Things changed pretty quickly after the wedding and we entered into marriage counseling two months later. My blinders had been removed. We were able to work through some of those early bumps, but all the while I didn't feel that I could ever do enough to make him happy. Instead of cherishing and appreciating my efforts, he was very critical and demanded even more. I should have stood up for myself, but was afraid of being rejected and continued to comply. As a result, I allowed my self esteem to erode further. Lesson 2 - A woman deserves to be treated with respect. It is her place to command that respect.

Five years later, my biological clock started ticking. I wanted to have a baby and hoped that having a family would strengthen our relationship. Never ever will I regret the birth of my son, but let me be very clear - children put stress on a relationship. A strong relationship can handle those stresses. Ours could not and it was the beginning of the end. I had already given so much of myself to my husband and the increased demands on my time and energy led to resentment on his part. He became angry, began drinking more, and was abusive when I couldn't live up to his expectations. We separated for the first time when my son was two years old and reconciled within months. He had made life even more difficult while we were apart. Besides, I had promised myself that I would never get divorced. I did not want my son to be the product of a broken home like I had been. Our reconciliation was short lived. My husband's moods became increasingly volatile, he drank even more, worked sporadically, and couldn't sustain his promises to treat me better for more than a few weeks. We separated and reconciled yet again and even tried a fresh start in a new house.

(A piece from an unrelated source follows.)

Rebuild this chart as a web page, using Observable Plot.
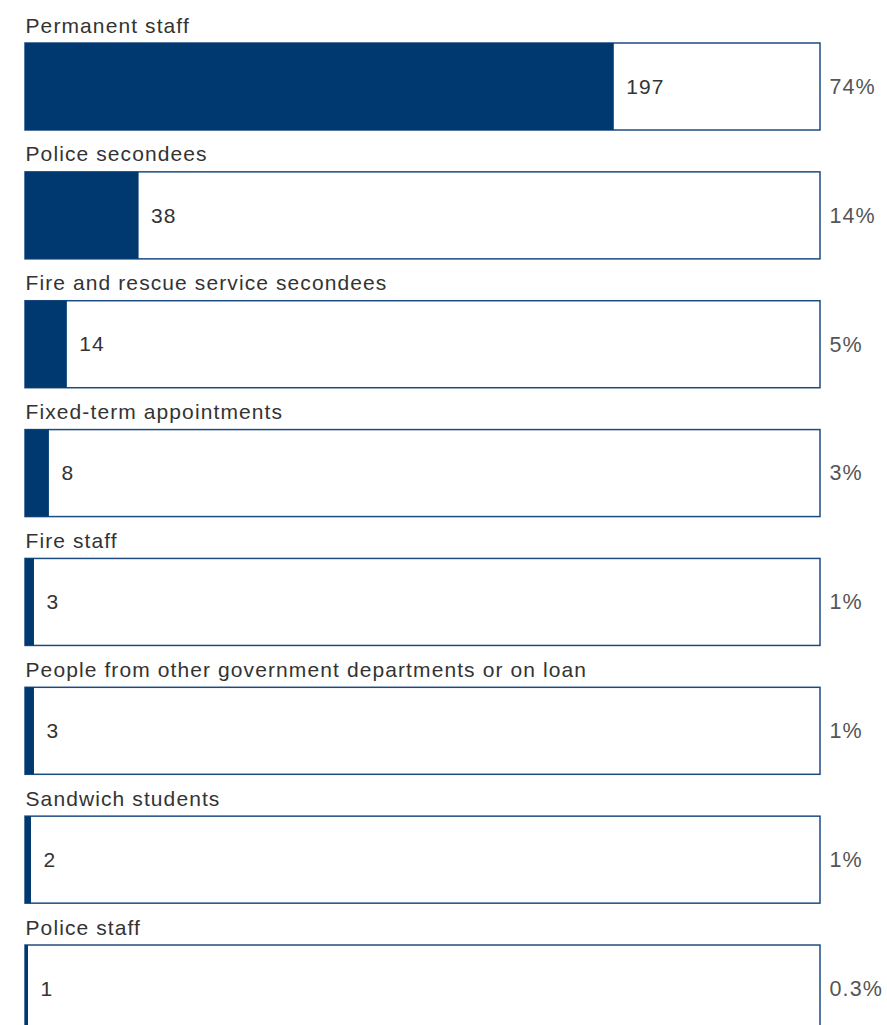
<!DOCTYPE html>
<html>
<head>
<meta charset="utf-8">
<script src="https://cdn.jsdelivr.net/npm/d3@7"></script>
<script src="https://cdn.jsdelivr.net/npm/@observablehq/plot@0.6"></script>
<style>
  html, body { margin: 0; padding: 0; background: #fff; overflow: hidden; }
  #chart svg { display: block; }
  #chart svg text { letter-spacing: 1.1px; }
</style>
</head>
<body>
<div id="chart"></div>
<script>
const categories = [
  "Permanent staff",
  "Police secondees",
  "Fire and rescue service secondees",
  "Fixed-term appointments",
  "Fire staff",
  "People from other government departments or on loan",
  "Sandwich students",
  "Police staff"
];
const counts = [197, 38, 14, 8, 3, 3, 2, 1];
const percentLabels = ["74%", "14%", "5%", "3%", "1%", "1%", "1%", "0.3%"];

const total = d3.sum(counts);
const data = categories.map((c, i) => ({category: c, value: counts[i], total, pct: percentLabels[i]}));

const W = 887, H = 1025;
const rowStep = 128.86, band = 87;
const firstTop = 43;
const yRange = [firstTop, firstTop + categories.length * rowStep - (rowStep - band)];

const font = "'Liberation Sans', Arial, Helvetica, sans-serif";
const navy = "#00396f";

const chart = Plot.plot({
  width: W,
  height: H,
  marginLeft: 25,
  marginRight: 67,
  marginTop: 0,
  marginBottom: 0,
  style: {fontFamily: font, background: "#fff", overflow: "hidden", letterSpacing: "1.1px"},
  x: {domain: [0, total], range: [25, 820], axis: null},
  y: {domain: categories, range: yRange, paddingInner: (rowStep - band) / rowStep, paddingOuter: 0, round: false, axis: null},
  marks: [
    Plot.barX(data, {x1: 0, x2: "total", y: "category", fill: "white", stroke: "#1d4b80", strokeWidth: 1.5}),
    Plot.barX(data, {x1: 0, x2: "value", y: "category", fill: navy}),
    Plot.text(data, {x: "value", y: "category", text: d => String(d.value), textAnchor: "start", dx: 12, fontSize: 21, fill: "#333"}),
    Plot.text(data, {x: "total", y: "category", text: "pct", textAnchor: "start", dx: 9, fontSize: 21.5, fill: "#555"}),
    Plot.text(data, {x: 0, y: "category", text: "category", textAnchor: "start", lineAnchor: "bottom", dy: -band / 2 - 11, fontSize: 21, fill: "#333"})
  ]
});
document.getElementById("chart").appendChild(chart);
</script>
</body>
</html>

After our first separation, more counseling revealed that my husband was depressed and that medication would help. It didn't. Eventually, he was diagnosed with bipolar disorder and his psychiatrist suggested additional counseling to help us deal with the associated difficulties. By this point I was emotionally drained and my spirit nearly broken, but I was committed to our marriage. We agreed that he would pick the counselor. Actually, the counselor he selected was a blessing who helped me to gain the courage to leave. After months without improvement in our relationship, I decided that I had given all I could and couldn't do the work needed to save our marriage on my own. I had to accept that he did not want to change and resented that I was changing and growing. In addition, our home environment had become so emotionally toxic that it was no longer a healthy place to raise our five year old son. Over the next few months I worked with the counselor on my own to rebuild my self esteem and prepare myself for what was to come. I knew that life was going to be miserable for a while and was also concerned about of how far he might go to make me pay for leaving. As a precaution, I revealed my decision in the safety of the therapist's office. I was so proud of the strength I had developed yet fearful of the divorce nightmare that was about to begin.